Como tantas veces se ha dicho de Cataluña y España, también Gran Bretaña y la UE perderían con la separación

La suerte del Brexit, con todo, no se decidirá tanto en el tapete de las reales o supuestas consecuencias económicas, como en esos ingredientes etéreos que tienen que ver con el sentimiento, incluso con la pasión, más que con la razón. La especie humana siempre vuelve donde solía: a ser capaz de morir por un himno o una bandera, una canción o un trapo, antes que por una fórmula matemática o una demostración empírica. Es, en parte, el renacimiento de aquel movimiento romántico que acompañó la exaltación de los nacionalismos europeos en el XIX. Hay un cierto paralelismo entre el debate del Brexit y el nacionalismo catalán. En lugar de tratar de “asaltar” Europa, de arrebatársela a esos burócratas de Bruselas que han hecho de la Unión su medio de vida, de controlarla y dirigirla imprimiendo al proyecto el marchamo liberal y competitivo que tantos reclaman, los Boris Johnson de turno prefieren retirarse y abandonar el campo sin lucha para refugiarse en el dorado aislacionismo de unos tiempos que jamás volverán. Como tantas veces se ha dicho de Cataluña y España, también Gran Bretaña y la UE perderían con la separación.

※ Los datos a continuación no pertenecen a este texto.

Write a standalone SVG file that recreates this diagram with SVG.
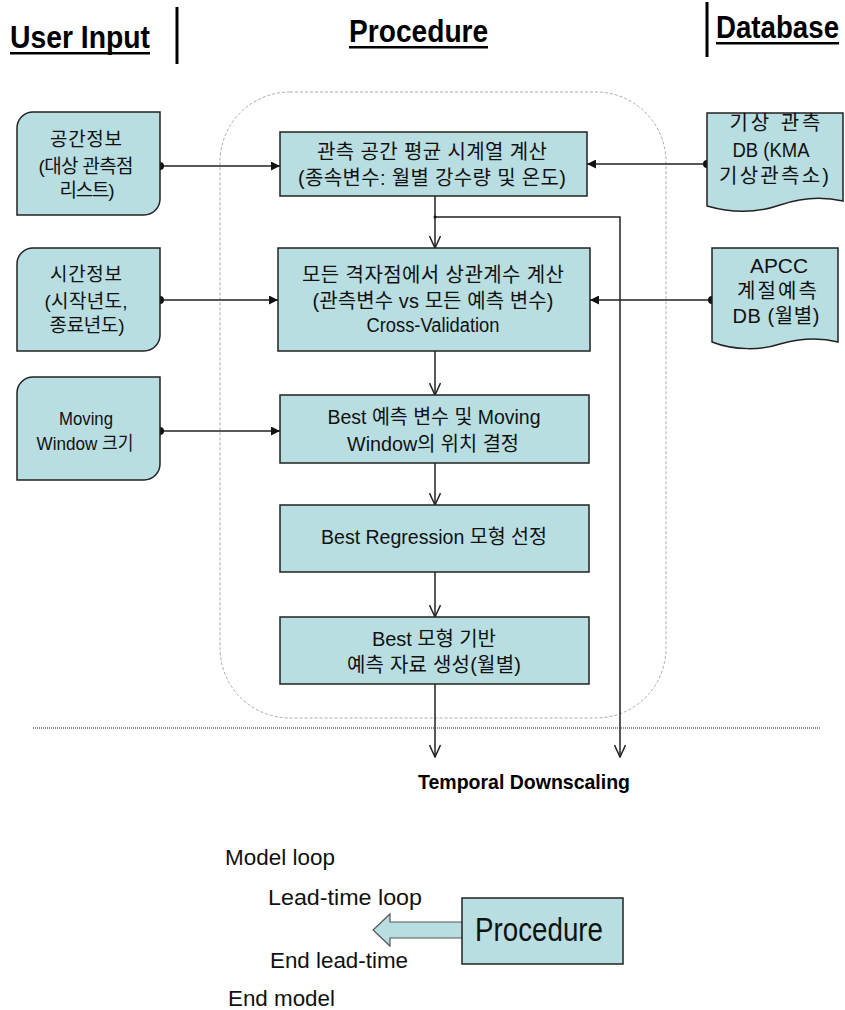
<svg xmlns="http://www.w3.org/2000/svg" width="845" height="1010" viewBox="0 0 845 1010">
<style>
.box{fill:#b8dee2;stroke:#222;stroke-width:1.5}
.t{font-family:'Liberation Sans','Noto Sans CJK KR',sans-serif;font-size:19px;fill:#111;text-anchor:middle}
.p{font-size:20px}
.h{font-family:'Liberation Sans',sans-serif;font-weight:bold;font-size:32px;fill:#000}
.b{font-family:'Liberation Sans','Noto Sans CJK KR',sans-serif;font-size:22px;fill:#111}
.ln{stroke:#222;stroke-width:1.5;fill:none}
.dot{fill:#111}
</style>
<defs>
<marker id="fa" viewBox="0 0 10 10" refX="10" refY="5" markerWidth="10" markerHeight="9" markerUnits="userSpaceOnUse" orient="auto"><path d="M0,0 L10,5 L0,10 z" fill="#111"/></marker>
<marker id="oa" viewBox="0 0 14 12" refX="13" refY="6" markerWidth="14" markerHeight="12" markerUnits="userSpaceOnUse" orient="auto"><path d="M1,0.5 L13,6 L1,11.5" fill="none" stroke="#222" stroke-width="1.5"/></marker>
</defs>
<rect width="845" height="1010" fill="#fff"/>

<g id="headers">
<text class="h" transform="translate(10,48) scale(0.885,1)">User Input</text>
<rect x="10" y="52" width="140" height="2.5" fill="#000"/>
<line x1="177" y1="7" x2="177" y2="64" stroke="#000" stroke-width="3"/>
<text class="h" transform="translate(349,42) scale(0.88,1)">Procedure</text>
<rect x="349" y="46" width="139" height="2.5" fill="#000"/>
<line x1="707" y1="2" x2="707" y2="57" stroke="#000" stroke-width="3"/>
<text class="h" transform="translate(716,38) scale(0.865,1)">Database</text>
<rect x="716" y="42" width="123" height="2.5" fill="#000"/>
</g>

<rect id="procedure-frame" x="220" y="92" width="446" height="626" rx="70" ry="70" fill="none" stroke="#aaa" stroke-width="1" stroke-dasharray="3 2"/>
<line id="separator" x1="33" y1="728" x2="820" y2="728" stroke="#666" stroke-width="1.5" stroke-dasharray="1 1"/>

<g id="connectors">
<line class="ln" x1="160" y1="166" x2="280" y2="166" marker-end="url(#fa)"/>
<line class="ln" x1="160" y1="300" x2="278" y2="300" marker-end="url(#fa)"/>
<line class="ln" x1="160" y1="431" x2="280" y2="431" marker-end="url(#fa)"/>
<line class="ln" x1="707" y1="164" x2="587" y2="164" marker-end="url(#fa)"/>
<line class="ln" x1="712" y1="300" x2="590" y2="300" marker-end="url(#fa)"/>
<circle class="dot" cx="160" cy="166" r="4"/>
<circle class="dot" cx="160" cy="300" r="4"/>
<circle class="dot" cx="160" cy="431" r="4"/>
<circle class="dot" cx="707" cy="164" r="4"/>
<circle class="dot" cx="712" cy="300" r="4"/>
<line class="ln" x1="435" y1="196" x2="435" y2="248" marker-end="url(#oa)"/>
<polyline class="ln" points="435,217 620,217 620,757" marker-end="url(#oa)"/>
<circle class="dot" cx="435" cy="217" r="1.5"/>
<line class="ln" x1="435" y1="351" x2="435" y2="395" marker-end="url(#oa)"/>
<line class="ln" x1="435" y1="463" x2="435" y2="505" marker-end="url(#oa)"/>
<line class="ln" x1="435" y1="572" x2="435" y2="617" marker-end="url(#oa)"/>
<line class="ln" x1="435" y1="684" x2="435" y2="757" marker-end="url(#oa)"/>
</g>

<g id="in-space">
<path class="box" d="M17,128 A16,16 0 0 1 33,112 H160 V199 A16,16 0 0 1 144,215 H17 Z"/>
<text class="t" x="86" y="146" textLength="72" lengthAdjust="spacing">공간정보</text>
<text class="t" x="86" y="173" textLength="95" lengthAdjust="spacing">(대상 관측점</text>
<text class="t" x="87" y="197" textLength="55" lengthAdjust="spacing">리스트)</text>
</g>
<g id="in-time">
<path class="box" d="M17,264 A16,16 0 0 1 33,248 H160 V335 A16,16 0 0 1 144,351 H17 Z"/>
<text class="t" x="86" y="281" textLength="72" lengthAdjust="spacing">시간정보</text>
<text class="t" x="86" y="308" textLength="83" lengthAdjust="spacing">(시작년도,</text>
<text class="t" x="87" y="332" textLength="75" lengthAdjust="spacing">종료년도)</text>
</g>
<g id="in-window">
<path class="box" d="M17,393 A16,16 0 0 1 33,377 H160 V464 A16,16 0 0 1 144,480 H17 Z"/>
<text class="t" x="86" y="425" font-size="18" textLength="54" lengthAdjust="spacingAndGlyphs">Moving</text>
<text class="t" x="85" y="450" font-size="18" textLength="97" lengthAdjust="spacingAndGlyphs">Window 크기</text>
</g>

<g id="db-kma">
<path class="box" d="M707,113 H843 V201 C822,196 800,198 780,205 C760,212 735,214 707,206 Z"/>
<text class="t p" x="775" y="130" textLength="91" lengthAdjust="spacing">기상 관측</text>
<text class="t p" x="771" y="157" textLength="77" lengthAdjust="spacingAndGlyphs">DB (KMA</text>
<text class="t p" x="774" y="183" textLength="110" lengthAdjust="spacing">기상관측소)</text>
</g>
<g id="db-apcc">
<path class="box" d="M712,248 H838 V342 C818,337 798,339 780,344 C762,350 735,351 712,342 Z"/>
<text class="t p" x="779" y="273" textLength="58" lengthAdjust="spacingAndGlyphs">APCC</text>
<text class="t p" x="777" y="298" textLength="80" lengthAdjust="spacing">계절예측</text>
<text class="t p" x="776" y="323" textLength="87" lengthAdjust="spacing">DB (월별)</text>
</g>

<g id="p1">
<rect class="box" x="280" y="132" width="307" height="64"/>
<text class="t p" x="432" y="159" textLength="230" lengthAdjust="spacing">관측 공간 평균 시계열 계산</text>
<text class="t p" x="432" y="185" textLength="268" lengthAdjust="spacing">(종속변수: 월별 강수량 및 온도)</text>
</g>
<g id="p2">
<rect class="box" x="278" y="248" width="312" height="103"/>
<text class="t p" x="433" y="282" textLength="262" lengthAdjust="spacing">모든 격자점에서  상관계수 계산</text>
<text class="t p" x="433" y="308" textLength="241" lengthAdjust="spacing">(관측변수 vs 모든 예측 변수)</text>
<text class="t p" x="433" y="332" textLength="133" lengthAdjust="spacingAndGlyphs">Cross-Validation</text>
</g>
<g id="p3">
<rect class="box" x="280" y="395" width="309" height="68"/>
<text class="t p" x="434" y="424" textLength="213" lengthAdjust="spacingAndGlyphs">Best 예측 변수 및 Moving</text>
<text class="t p" x="433" y="451" textLength="172" lengthAdjust="spacingAndGlyphs">Window의 위치 결정</text>
</g>
<g id="p4">
<rect class="box" x="280" y="505" width="309" height="67"/>
<text class="t p" x="434" y="544" textLength="226" lengthAdjust="spacingAndGlyphs">Best Regression  모형 선정</text>
</g>
<g id="p5">
<rect class="box" x="280" y="617" width="309" height="67"/>
<text class="t p" x="434" y="646" textLength="124" lengthAdjust="spacing">Best 모형 기반</text>
<text class="t p" x="434" y="672" textLength="174" lengthAdjust="spacing">예측 자료 생성(월별)</text>
</g>

<text id="temporal" x="418" y="789" font-family="'Liberation Sans',sans-serif" font-weight="bold" font-size="21" fill="#000" textLength="212" lengthAdjust="spacingAndGlyphs">Temporal  Downscaling</text>

<g id="legend">
<text class="b" x="225" y="865" textLength="110" lengthAdjust="spacingAndGlyphs">Model loop</text>
<text class="b" x="268" y="905" textLength="154" lengthAdjust="spacingAndGlyphs">Lead-time  loop</text>
<text class="b" x="270" y="968" textLength="138" lengthAdjust="spacingAndGlyphs">End lead-time</text>
<text class="b" x="228" y="1006" textLength="107" lengthAdjust="spacingAndGlyphs">End model</text>
<path d="M462,922 H390 V914 L373,930 L390,946 V938 H462" fill="#b8dee2" stroke="#555" stroke-width="1.2"/>
<g id="legend-procedure">
<rect class="box" x="462" y="898" width="161" height="66"/>
<text x="475" y="941" font-family="'Liberation Sans',sans-serif" font-size="33" fill="#111" textLength="128" lengthAdjust="spacingAndGlyphs">Procedure</text>
</g>
</g>
</svg>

En palabras de Lord Leach of Fairford, presidente de Open Europe, “es poco probable que el Brexit termine convirtiéndose en el cataclismo que algunos vaticinan. Sin embargo, transformar Gran Bretaña en esa economía desregulada y abierta al libre comercio que necesitaría para crecer fuera de la UE suena fácil en teoría, pero en la práctica podría chocar con resistencias políticas muy fuertes dentro del propio país. El peor escenario, con todo, sería aquel que uniera la salida de la Unión con la vuelta a prácticas proteccionistas. Y una gran verdad: si el Reino Unido pusiera el mismo entusiasmo en transformar desde dentro la UE que el que necesitaría desplegar para ser viable tras el Brexit, tanto a él como a la Unión Europea les iría mucho mejor”. Todo está dicho, o casi. Quieran los Dioses que Jo Cox mueva los dados desde el más allá de forma que la suerte sonría a Gran Bretaña y al resto de Europa en esta partida.